I looked at this man who seemed to have none of the fears and hesitation of my parents or the other adults around us. Instead he had a self-assured air about him as though he had seen the promised land and knew for certain we could get there. We had only heard rumors of freedom, but he had lived it, and it showed in his every word, his every movement, in the way he sat tall in his seat.
He urged us to prepare ourselves to testify in federal court, if need be. Right then and there I began to fret about the truth I couldn’t tell. If I testified in court about what really happened to me, it would get printed in the newspapers, and those men would come after us again. But now I knew that, worst of all, it would give the governor yet another excuse to keep us out of school. The very basis of his argument against our integrating was that it would cause so much violence that blood would run in the s
treets. If I told the judge about the men chasing us and shooting through our windows, the governor could use my words as weapons against us.

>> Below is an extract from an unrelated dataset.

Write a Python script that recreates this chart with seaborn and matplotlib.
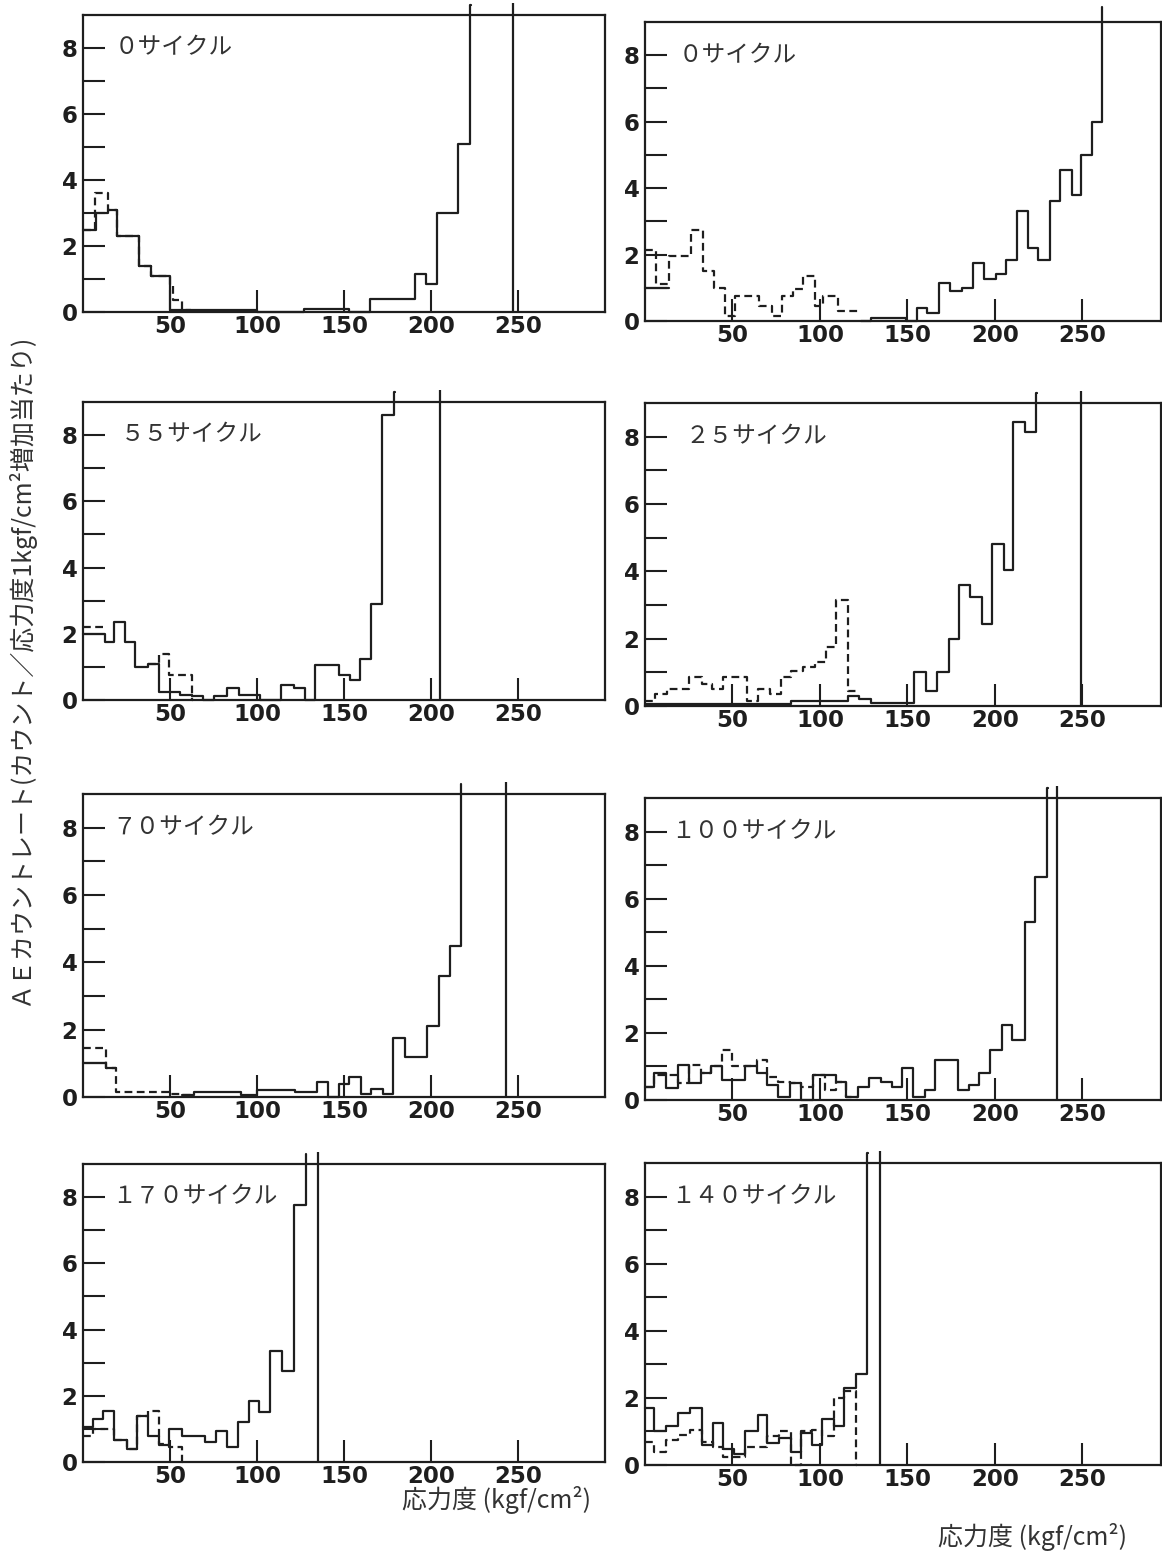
import numpy as np
import pandas as pd
import matplotlib
matplotlib.use("Agg")
import matplotlib.pyplot as plt
import seaborn as sns

# ---------------------------------------------------------------------------
# AE count rate per 1 kgf/cm2 stress increment, step histograms per cycle count
# each series: bin edges (stress, kgf/cm2) and bin heights (count rate)
# NaN height = no line drawn over that bin
# ---------------------------------------------------------------------------
nan = np.nan

# left column -------------------------------------------------------------
l1_label = "０サイクル"
l1_solid_edges = [0, 7.5, 14.3, 19.8, 32.2, 38.8, 50, 100, 127, 152.6, 165, 191, 197,
                  203.5, 215.7, 222.4, 222.8]
l1_solid_h = [2.5, 3.0, 3.1, 2.3, 1.4, 1.1, 0.05, 0.0, 0.1, 0.0, 0.4, 1.15, 0.85,
              3.0, 5.1, 9.3]
l1_dash_edges = [0, 7.1, 14.3, 19.8, 32.2, 38.8, 50, 52, 57, 62]
l1_dash_h = [2.5, 3.6, 3.1, 2.3, 1.4, 1.1, 0.8, 0.35, 0.05]
l1_fail = 247

l2_label = "５５サイクル"
l2_solid_edges = [0, 12.4, 17.6, 24.2, 30, 37.3, 43.5, 55.9, 62.7, 69, 75.5, 82.8, 89.6,
                  102, 113.8, 121, 127.3, 133.5, 147, 153.2, 159.4, 165.6, 171.8, 179, 179.4]
l2_solid_h = [2.0, 1.75, 2.35, 1.75, 1.0, 1.1, 0.25, 0.15, 0.12, 0.0, 0.12, 0.35,
              0.15, 0.0, 0.45, 0.35, 0.0, 1.05, 0.75, 0.6, 1.25, 2.9, 8.6, 9.3]
l2_dash_edges = [0, 12.4, 37.3, 43.5, 49.7, 62.7, 63.0]
l2_dash_h = [2.2, nan, 1.1, 1.4, 0.75, 0.0]
l2_fail = 205

l3_label = "７０サイクル"
l3_solid_edges = [0, 13, 18.7, 56.8, 64, 90.8, 100, 121.7, 134.5, 140.7, 146.9, 152.6,
                  159.8, 165.4, 172.2, 178.4, 185.2, 197.5, 204.5, 210.7, 217.1, 217.5]
l3_solid_h = [1.0, 0.85, nan, 0.05, 0.15, 0.05, 0.2, 0.15, 0.45, 0.0, 0.4, 0.6, 0.1,
              0.25, 0.1, 1.75, 1.2, 2.1, 3.6, 4.5, 9.3]
l3_dash_edges = [0, 13, 18.7, 49.6, 56.8, 64.0]
l3_dash_h = [1.45, 0.85, 0.15, 0.1, 0.05]
l3_fail = 243

l4_label = "１７０サイクル"
l4_solid_edges = [0, 5.5, 11.7, 17.8, 25, 31.2, 37.3, 43.5, 49.6, 56.8, 70.2, 76.3, 82.9,
                  89, 95.2, 101.3, 107.5, 114.3, 121, 128, 128.4]
l4_solid_h = [1.05, 1.3, 1.55, 0.65, 0.4, 1.4, 0.8, 0.5, 1.0, 0.8, 0.6, 0.95, 0.45,
              1.2, 1.85, 1.5, 3.35, 2.75, 7.75, 9.3]
l4_dash_edges = [0, 5.5, 17.8, 25, 31.2, 37.3, 43.5, 49.6, 56.8, 57.2]
l4_dash_h = [0.8, 1.0, 0.65, 0.4, 1.4, 1.55, 0.55, 0.45, 0.0]
l4_fail = 135

# right column ------------------------------------------------------------
r1_label = "０サイクル"
r1_solid_edges = [0, 14, 123.4, 129.4, 149.4, 155.4, 161.4, 168, 174.4, 181.4, 187.4,
                  194, 200.4, 206.4, 212.4, 218.8, 224.4, 231.4, 237.4, 243.8, 249.4,
                  255.4, 261, 261.4]
r1_solid_h = [1.0, nan, 0.0, 0.1, 0.0, 0.4, 0.25, 1.15, 0.9, 1.0, 1.75, 1.25, 1.4,
              1.85, 3.3, 2.2, 1.85, 3.6, 4.55, 3.8, 5.0, 6.0, 9.45]
r1_dash_edges = [0, 6.4, 14, 26.4, 33, 39.4, 46, 51.4, 65.4, 72.4, 78.4, 84.4, 90.4,
                 97, 101.8, 110.4, 123.4]
r1_dash_h = [2.15, 1.1, 1.95, 2.75, 1.5, 1.0, 0.15, 0.75, 0.45, 0.15, 0.75, 0.95,
             1.35, 0.45, 0.75, 0.3]
r1_fail = None

r2_label = "２５サイクル"
r2_solid_edges = [0, 83.6, 115.8, 122.2, 129, 154, 160.5, 167, 173.7, 179.6, 186, 192.6,
                  198.6, 205, 210.6, 217, 223.6, 224]
r2_solid_h = [0.05, 0.15, 0.3, 0.2, 0.1, 1.0, 0.45, 1.0, 2.0, 3.6, 3.25, 2.45, 4.8,
              4.05, 8.45, 8.15, 9.3]
r2_dash_edges = [0, 6, 12.4, 25.3, 32.3, 38.3, 44.7, 58.3, 64.3, 71.3, 77.8, 83.6, 90.2,
                 97.2, 103.2, 109.2, 115.8, 122.2]
r2_dash_h = [0.15, 0.35, 0.5, 0.85, 0.65, 0.5, 0.85, 0.15, 0.5, 0.35, 0.85, 1.05,
             1.15, 1.3, 1.75, 3.15, 0.45]
r2_fail = 249

r3_label = "１００サイクル"
r3_solid_edges = [0, 5, 12, 19, 25, 32, 38, 44, 50, 57, 64, 70, 76, 83, 89, 96, 103, 109,
                  115, 122, 128, 135, 141, 147, 153, 160, 166, 179, 185, 191, 197, 204,
                  210, 217, 223, 229.7, 230.1]
r3_solid_h = [0.4, 0.8, 0.35, 1.05, 0.5, 0.8, 1.0, 0.6, 0.6, 1.0, 0.8, 0.45, 0.1, 0.5,
              0.0, 0.75, 0.75, 0.55, 0.1, 0.4, 0.65, 0.55, 0.4, 0.95, 0.1, 0.3, 1.2,
              0.3, 0.45, 0.8, 1.5, 2.25, 1.8, 5.3, 6.65, 9.3]
r3_dash_edges = [0, 5, 12, 19, 25, 32, 38, 44, 50, 57, 64, 70, 76, 83, 89, 96, 103, 109,
                 115, 122]
r3_dash_h = [0.4, 0.75, 0.75, 0.5, 1.05, 0.8, 1.0, 1.5, 1.0, 1.0, 1.2, 0.7, 0.55, 0.5,
             0.4, 0.75, 0.3, 0.55, 0.1]
r3_fail = 235.7

r4_label = "１４０サイクル"
r4_solid_edges = [0, 5.2, 11.9, 18.6, 25.6, 32.5, 38.6, 44.3, 51, 57.3, 64.3, 70, 76.7,
                  83.3, 89, 95.7, 101.4, 108, 113.8, 120.5, 127.1, 127.5]
r4_solid_h = [1.7, 1.0, 1.15, 1.55, 1.7, 0.6, 1.25, 0.47, 0.34, 1.0, 1.5, 0.65, 0.8,
              0.4, 0.95, 0.6, 1.38, 1.15, 2.28, 2.7, 9.3]
r4_dash_edges = [0, 5.2, 11.9, 18.6, 25.6, 32.5, 38.6, 44.3, 57.3, 70, 76.7, 83.3, 89,
                 95.7, 101.4, 108, 113.8, 120.5, 120.9]
r4_dash_h = [0.7, 0.4, 0.75, 0.9, 1.05, 0.7, 0.55, 0.25, 0.55, 0.85, 1.0, 0.0, 1.0,
             1.05, 0.85, 2.0, 2.2, 0.0]
r4_fail = 134.5

x_ticks = [50, 100, 150, 200, 250]
y_major = [0, 2, 4, 6, 8]
y_minor = [1, 3, 5, 7]
y_label = "ＡＥカウントレート(カウント／応力度1kgf/cm²増加当たり)"
x_label = "応力度 (kgf/cm²)"

# ---------------------------------------------------------------------------
sns.set_theme(style="ticks")
plt.rcParams["font.family"] = ["DejaVu Sans"]
JP = ["Noto Sans CJK JP", "DejaVu Sans"]
INK = "#1e1e1e"
TXT = "#333333"

W, H = 1162, 1555
fig = plt.figure(figsize=(W / 100, H / 100), dpi=100)
fig.patch.set_facecolor("white")


def px_axes(x0, x1, y_top, y_bot):
    return fig.add_axes([x0 / W, 1 - y_bot / H, (x1 - x0) / W, (y_bot - y_top) / H])


def draw_steps(ax, edges, heights, dashed=False):
    edges = np.asarray(edges, float)
    heights = np.asarray(heights, float)
    ok = ~np.isnan(heights)
    n = len(heights)
    i = 0
    while i < n:
        if not ok[i]:
            i += 1
            continue
        j = i
        while j < n and ok[j]:
            j += 1
        e = edges[i:j + 1]
        h = heights[i:j]
        seg = pd.DataFrame({"stress": (e[:-1] + e[1:]) / 2, "rate": h})
        sns.histplot(data=seg, x="stress", weights="rate", bins=e.tolist(),
                     element="step", fill=False, color=INK, linewidth=1.6,
                     linestyle=(0, (3.5, 2.0)) if dashed else "-",
                     clip_on=False, ax=ax)
        i = j


panels = [
    # (label, solid edges, solid h, dash edges, dash h, failure, px box, xmax, label x)
    (l1_label, l1_solid_edges, l1_solid_h, l1_dash_edges, l1_dash_h, l1_fail,
     (83, 605, 15, 312), 300, 18),
    (l2_label, l2_solid_edges, l2_solid_h, l2_dash_edges, l2_dash_h, l2_fail,
     (83, 605, 402, 700), 300, 22),
    (l3_label, l3_solid_edges, l3_solid_h, l3_dash_edges, l3_dash_h, l3_fail,
     (83, 605, 794, 1097), 300, 17),
    (l4_label, l4_solid_edges, l4_solid_h, l4_dash_edges, l4_dash_h, l4_fail,
     (83, 605, 1164, 1462), 300, 17),
    (r1_label, r1_solid_edges, r1_solid_h, r1_dash_edges, r1_dash_h, r1_fail,
     (645, 1161, 22, 321), 294.9, 19),
    (r2_label, r2_solid_edges, r2_solid_h, r2_dash_edges, r2_dash_h, r2_fail,
     (645, 1161, 403, 706), 294.9, 23),
    (r3_label, r3_solid_edges, r3_solid_h, r3_dash_edges, r3_dash_h, r3_fail,
     (645, 1161, 798, 1100), 294.9, 15),
    (r4_label, r4_solid_edges, r4_solid_h, r4_dash_edges, r4_dash_h, r4_fail,
     (645, 1161, 1163, 1465), 294.9, 15),
]

for label, se, sh, de, dh, fail, box, xmax, lx in panels:
    ax = px_axes(*box)
    ax.set_facecolor("white")
    draw_steps(ax, se, sh, dashed=False)
    draw_steps(ax, de, dh, dashed=True)
    if fail is not None:
        ax.vlines(fail, 0, 9.35, color=INK, linewidth=1.6, clip_on=False)

    ax.set_xlim(0, xmax)
    ax.set_ylim(0, 9)
    ax.set_xticks(x_ticks)
    ax.set_xticklabels([str(t) for t in x_ticks])
    ax.set_yticks(y_major)
    ax.set_yticklabels([str(t) for t in y_major])
    ax.set_yticks(y_minor, minor=True)
    ax.set_xlabel("")
    ax.set_ylabel("")

    ax.tick_params(axis="both", which="both", direction="in", color=INK,
                   width=1.5, top=False, right=False)
    ax.tick_params(axis="x", which="major", length=16, pad=2, bottom=True,
                   labelsize=16.5, labelcolor=INK)
    ax.tick_params(axis="y", which="both", length=16, pad=4, left=True,
                   labelsize=16.5, labelcolor=INK)
    for lab in ax.get_xticklabels() + ax.get_yticklabels():
        lab.set_fontweight("bold")

    for side in ["left", "right", "top", "bottom"]:
        ax.spines[side].set_visible(True)
        ax.spines[side].set_color(INK)
        ax.spines[side].set_linewidth(1.6)

    ax.text(lx, 8, label, family=JP, fontsize=17, color=TXT,
            ha="left", va="center")

fig.text(20 / W, 1 - 670 / H, y_label, rotation=90, ha="center", va="center",
         family=JP, fontsize=18, color=TXT)
fig.text(497 / W, 1 - 1500 / H, x_label, ha="center", va="center",
         family=JP, fontsize=18, color=TXT)
fig.text(1032 / W, 1 - 1537 / H, x_label, ha="center", va="center",
         family=JP, fontsize=18, color=TXT)

fig.savefig("out.png", dpi=100, facecolor="white")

But as I listened to Mr. Marshall speak, I felt much better. His positive attitude gave me hope that even if I couldn’t speak my truth, the scales of justice were weighted on our side. I had read that he had faced up to other Southern segregationists and forced them to let my people run for public office. He had also fought for equal rights for women. I felt honored that he would take the time and energy to fight for our rights. There was no doubt in my mind that if any soul on this earth could get us into Central High, this great man, Mr. Thurgood Marshall, was the one.
During the meeting, the upstairs had filled with a throng of news people, most of them white, with just a sprinkling of our people. We students were directed to take our seats and to answer questions as clearly and briefly as possible. For the first time, we were introduced as the “Little Rock Nine.”